DATA SEGMENT
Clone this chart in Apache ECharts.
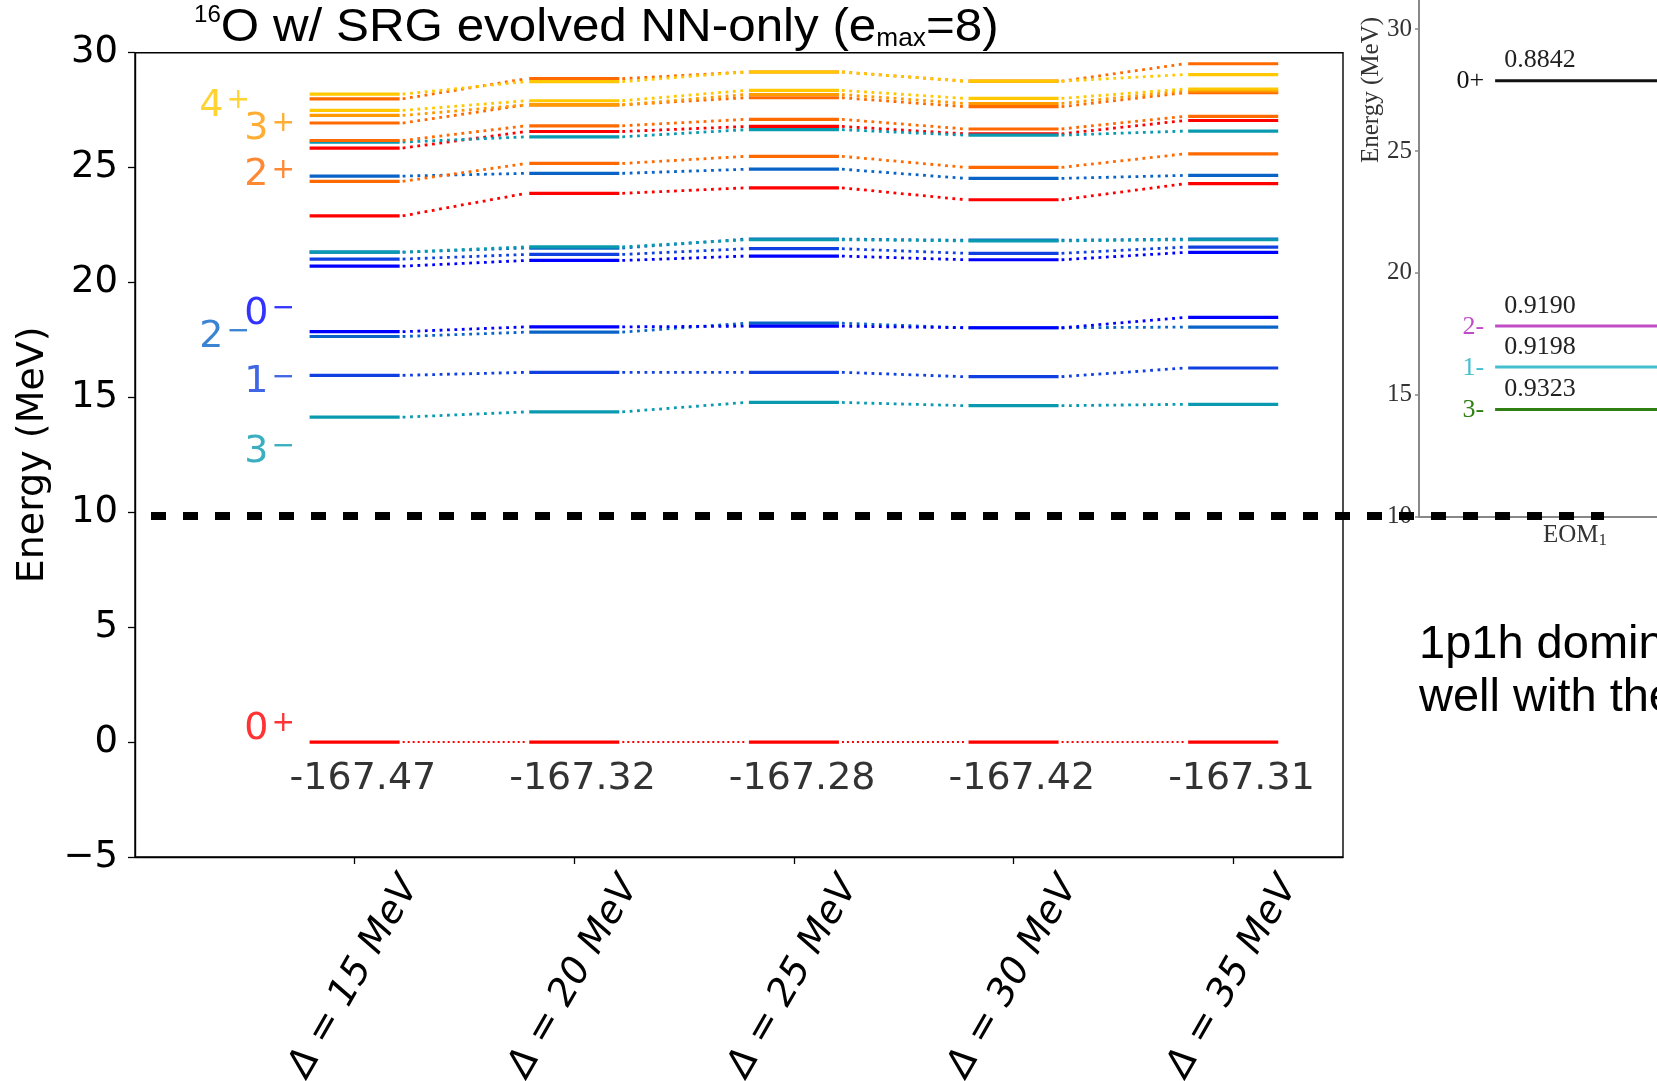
<!DOCTYPE html>
<html>
<head>
<meta charset="utf-8">
<script src="https://cdn.jsdelivr.net/npm/echarts@6/dist/echarts.min.js"></script>
<style>
  html, body { margin: 0; padding: 0; background: #fff; }
  #chart { width: 1657px; height: 1081px; }
</style>
</head>
<body>
<div id="chart"></div>
<script>
// Oscillator spacings (columns) and ground-state energies (MeV)
const deltaLabels = ['Δ = 15 MeV', 'Δ = 20 MeV', 'Δ = 25 MeV', 'Δ = 30 MeV', 'Δ = 35 MeV'];
const groundEnergies = ['-167.47', '-167.32', '-167.28', '-167.42', '-167.31'];

// Excitation energies (MeV) per column, one array per state
const e0pGs = [0, 0, 0, 0, 0];
const e3mA = [14.14, 14.37, 14.78, 14.64, 14.70];
const e1mA = [15.96, 16.09, 16.09, 15.90, 16.28];
const e2mA = [17.65, 17.84, 18.23, 18.03, 18.06];
const e0mA = [17.86, 18.07, 18.10, 18.03, 18.48];
const e0mB = [20.71, 20.96, 21.15, 20.99, 21.31];
const e1mB = [21.02, 21.22, 21.47, 21.27, 21.54];
const e2mB = [21.32, 21.50, 21.89, 21.84, 21.89];
const e3mB = [21.32, 21.55, 21.86, 21.81, 21.86];
const e0pA = [22.90, 23.88, 24.12, 23.60, 24.30];
const e2mC = [24.63, 24.75, 24.93, 24.53, 24.66];
const e2pA = [24.40, 25.18, 25.49, 25.01, 25.60];
const e0pB = [25.85, 26.57, 26.79, 26.47, 27.05];
const e3mC = [26.11, 26.34, 26.65, 26.41, 26.59];
const e2pB = [26.18, 26.82, 27.10, 26.68, 27.23];
const e2pC = [26.94, 27.73, 28.04, 27.65, 28.26];
const e3pA = [27.27, 27.73, 28.18, 27.79, 28.34];
const e4pB = [27.49, 27.91, 28.36, 28.01, 28.42];
const e2pD = [27.99, 28.87, 29.16, 28.76, 29.52];
const e4pA = [28.20, 28.74, 29.16, 28.76, 29.05];

// Spin-parity labels: text, superscript, anchor (x, y in data units)
const stateLabelText = ['4', '3', '2', '0', '2', '1', '3', '0'];
const stateLabelSup = ['+', '+', '+', '−', '−', '−', '−', '+'];
const stateLabelX = [-0.705, -0.5, -0.5, -0.5, -0.705, -0.5, -0.5, -0.5];
const stateLabelY = [27.66, 26.66, 24.64, 18.62, 17.60, 15.63, 12.60, 0.56];

// EOM comparison panel
const insetStates = ['0+', '2-', '1-', '3-'];
const insetEnergies = [27.89, 17.82, 16.13, 14.39];
const insetOverlaps = ['0.8842', '0.9190', '0.9198', '0.9323'];

// Colours by spin-parity
const C = {
  p4: '#FFC800', p3: '#FF9A00', p2: '#FF6A00', p0: '#FF0000',
  m0: '#0000FF', m2: '#0A64C8', m1: '#1040E0', m3: '#0A9AB0'
};
const stateLabelColor = [C.p4, C.p3, C.p2, C.m0, C.m2, C.m1, C.m3, C.p0];
const insetColors = ['#111111', '#C04CC8', '#44BFD0', '#2F7F12'];

// Drawing order (later ones on top)
const levelSets = [
  [e0pGs, C.p0, 'gs'],
  [e3mA, C.m3], [e1mA, C.m1], [e2mA, C.m2], [e0mA, C.m0],
  [e0mB, C.m0], [e1mB, C.m1], [e2mB, C.m2], [e3mB, C.m3],
  [e0pA, C.p0], [e2mC, C.m2], [e2pA, C.p2],
  [e0pB, C.p0], [e3mC, C.m3], [e2pB, C.p2],
  [e2pC, C.p2], [e3pA, C.p3], [e4pB, C.p4],
  [e2pD, C.p2], [e4pA, C.p4]
];

const HALF = 0.205;
const FONT = 'DejaVu Sans';
const SERIF = 'Liberation Serif';

function levelSeries(vals, color, kind) {
  const thin = kind === 'gs';
  return {
    type: 'custom',
    coordinateSystem: 'cartesian2d',
    xAxisIndex: 0, yAxisIndex: 0,
    silent: true,
    data: vals.map((v, i) => [i, v]),
    renderItem(params, api) {
      const i = api.value(0), v = api.value(1);
      const a = api.coord([i - HALF, v]);
      const b = api.coord([i + HALF, v]);
      const children = [{
        type: 'line',
        shape: { x1: a[0], y1: a[1], x2: b[0], y2: b[1] },
        style: { stroke: color, lineWidth: 3.2, lineCap: 'butt' }
      }];
      if (i + 1 < vals.length) {
        const c = api.coord([i + 1 - HALF, vals[i + 1]]);
        children.push({
          type: 'line',
          shape: { x1: b[0] + 3, y1: b[1], x2: c[0] - 3, y2: c[1] },
          style: thin
            ? { stroke: color, lineWidth: 2, lineDash: [2, 3], lineCap: 'butt' }
            : { stroke: color, lineWidth: 2.8, lineDash: [2.8, 4.6], lineCap: 'butt' }
        });
      }
      return { type: 'group', children };
    }
  };
}

const series = levelSets.map(s => levelSeries(s[0], s[1], s[2]));

// spin-parity labels
series.push({
  type: 'scatter', xAxisIndex: 0, yAxisIndex: 0, silent: true,
  symbolSize: 1, itemStyle: { color: 'rgba(0,0,0,0)' }, z: 5,
  data: stateLabelText.map((t, k) => ({
    value: [stateLabelX[k], stateLabelY[k]],
    label: {
      formatter: '{m|' + t + '}{' + (stateLabelSup[k] === '+' ? 'p' : 'n') + '|' + stateLabelSup[k] + '}',
      color: stateLabelColor[k]
    }
  })),
  label: {
    show: true, position: [0, 0], align: 'left', verticalAlign: 'middle',
    fontFamily: FONT,
    rich: {
      m: { fontSize: 38, lineHeight: 38, fontFamily: FONT },
      p: { fontSize: 28, lineHeight: 23, verticalAlign: 'top', fontFamily: FONT, padding: [0, 0, 0, 3] },
      n: { fontSize: 28, lineHeight: 18, verticalAlign: 'top', fontFamily: FONT, padding: [0, 0, 0, 3] }
    }
  }
});

// ground-state energies under each column
series.push({
  type: 'scatter', xAxisIndex: 0, yAxisIndex: 0, silent: true,
  symbolSize: 1, itemStyle: { color: 'rgba(0,0,0,0)' }, z: 5,
  data: groundEnergies.map((t, i) => ({
    value: [i + 0.04, -1.62],
    label: { formatter: t, color: '#000' }
  })),
  label: {
    show: true, position: [0, 0], align: 'center', verticalAlign: 'middle',
    fontFamily: FONT, fontSize: 38, color: '#000', textBorderWidth: 0
  }
});

// EOM panel levels
series.push({
  type: 'custom', coordinateSystem: 'cartesian2d', xAxisIndex: 1, yAxisIndex: 1, silent: true,
  data: insetEnergies.map((v, k) => [k, v]),
  renderItem(params, api) {
    const k = api.value(0), v = api.value(1);
    const a = api.coord([-0.256, v]);
    const b = api.coord([0.5, v]);
    return {
      type: 'group',
      children: [
        { type: 'line', shape: { x1: a[0], y1: a[1], x2: b[0], y2: b[1] },
          style: { stroke: insetColors[k], lineWidth: 3 } },
        { type: 'text', x: a[0] + 9, y: a[1] - 7,
          style: { text: insetOverlaps[k], fill: '#222', font: '26px "Liberation Serif"',
                   align: 'left', verticalAlign: 'bottom' } },
        { type: 'text', x: a[0] - 11, y: a[1] + 1,
          style: { text: insetStates[k], fill: insetColors[k], font: '26px "Liberation Serif"',
                   align: 'right', verticalAlign: 'middle' } }
      ]
    };
  }
});

const chart = echarts.init(document.getElementById('chart'), null, { renderer: 'canvas' });

chart.setOption({
  animation: false,
  backgroundColor: '#fff',
  grid: [
    { left: 135, top: 52.7, right: 314, bottom: 224, show: true,
      borderColor: '#000', borderWidth: 1.4, backgroundColor: 'transparent', outerBoundsMode: 'none' },
    { left: 1419, top: 0, right: -74, bottom: 564.6, show: false, outerBoundsMode: 'none' }
  ],
  xAxis: [
    {
      type: 'value', gridIndex: 0, min: -1, max: 4.5,
      splitLine: { show: false },
      axisLine: { show: true, onZero: false, lineStyle: { color: '#000', width: 1.4 } },
      axisTick: { show: true, customValues: [0, 1, 2, 3, 4], length: 7, inside: false,
                  lineStyle: { color: '#000', width: 1.3 } },
      axisLabel: {
        show: true, customValues: [0, 1, 2, 3, 4],
        formatter: v => deltaLabels[Math.round(v)],
        rotate: 60, align: 'center', verticalAlign: 'middle', margin: 120,
        fontFamily: FONT, fontStyle: 'italic', fontSize: 38, color: '#000'
      }
    },
    {
      type: 'value', gridIndex: 1, min: -0.5, max: 0.5,
      splitLine: { show: false },
      axisLine: { show: true, onZero: false, lineStyle: { color: '#888', width: 2 } },
      axisTick: { show: false },
      axisLabel: {
        show: true, customValues: [0],
        formatter: () => '{m|EOM}{s|1}',
        margin: 6,
        rich: {
          m: { fontFamily: SERIF, fontSize: 25, color: '#333', lineHeight: 27 },
          s: { fontFamily: SERIF, fontSize: 17, color: '#333', verticalAlign: 'bottom', lineHeight: 20 }
        }
      }
    }
  ],
  yAxis: [
    {
      type: 'value', gridIndex: 0, min: -5, max: 30, interval: 5,
      splitLine: { show: false },
      axisLine: { show: true, onZero: false, lineStyle: { color: '#000', width: 1.4 } },
      axisTick: { show: true, length: 7, inside: false, lineStyle: { color: '#000', width: 1.3 } },
      axisLabel: {
        margin: 17, fontFamily: FONT, fontSize: 37, color: '#000',
        formatter: v => (v < 0 ? '−' + Math.abs(v) : String(v))
      },
      name: 'Energy (MeV)', nameLocation: 'middle', nameGap: 82, nameRotate: 90,
      nameTextStyle: { fontFamily: FONT, fontSize: 38, color: '#000' }
    },
    {
      type: 'value', gridIndex: 1, min: 10, max: 31.2, interval: 5,
      splitLine: { show: false },
      axisLine: { show: true, onZero: false, lineStyle: { color: '#888', width: 2 } },
      axisTick: { show: true, length: 4, inside: false, lineStyle: { color: '#888', width: 1.5 } },
      axisLabel: {
        margin: 7, fontFamily: SERIF, fontSize: 25, color: '#333',
        showMaxLabel: false
      }
    }
  ],
  series,
  graphic: [
    {
      type: 'text', left: 194, top: 4, z: 20, scaleX: 1.05,
      style: {
        text: '{s|16}{m|O w/ SRG evolved NN-only (e}{b|max}{m|=8)}',
        rich: {
          m: { fontFamily: 'Liberation Sans', fontSize: 47, lineHeight: 48, fill: '#000' },
          s: { fontFamily: 'Liberation Sans', fontSize: 23, lineHeight: 30, verticalAlign: 'top', fill: '#000' },
          b: { fontFamily: 'Liberation Sans', fontSize: 25, lineHeight: 31, verticalAlign: 'bottom', fill: '#000' }
        }
      }
    },
    {
      type: 'text', z: 20, x: 1371, y: 90, rotation: Math.PI / 2,
      style: { text: 'Energy (MeV)', font: '25px "Liberation Serif"', fill: '#333',
               align: 'center', verticalAlign: 'middle' }
    },
    {
      type: 'line', z: 30, silent: true,
      shape: { x1: 151, y1: 516, x2: 1604, y2: 516 },
      style: { stroke: '#000', lineWidth: 8, lineDash: [15, 17] }
    },
    {
      type: 'text', z: 20, x: 1419, y: 622,
      style: { text: '1p1h dominated', font: '47px "Liberation Sans"', fill: '#000', verticalAlign: 'top' }
    },
    {
      type: 'text', z: 20, x: 1419, y: 675,
      style: { text: 'well with the', font: '47px "Liberation Sans"', fill: '#000', verticalAlign: 'top' }
    }
  ]
});
</script>
</body>
</html>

INSTRUCTION
Go from the first line of the data above to the line containing "['-167.47', '-167.32', '-167.28', '-167.42', '-167.31'];" and retype exactly those lines, both included, but none of the pictures.

WRITTEN SOLUTION
Clone this chart in Apache ECharts.
<!DOCTYPE html>
<html>
<head>
<meta charset="utf-8">
<script src="https://cdn.jsdelivr.net/npm/echarts@6/dist/echarts.min.js"></script>
<style>
  html, body { margin: 0; padding: 0; background: #fff; }
  #chart { width: 1657px; height: 1081px; }
</style>
</head>
<body>
<div id="chart"></div>
<script>
// Oscillator spacings (columns) and ground-state energies (MeV)
const deltaLabels = ['Δ = 15 MeV', 'Δ = 20 MeV', 'Δ = 25 MeV', 'Δ = 30 MeV', 'Δ = 35 MeV'];
const groundEnergies = ['-167.47', '-167.32', '-167.28', '-167.42', '-167.31'];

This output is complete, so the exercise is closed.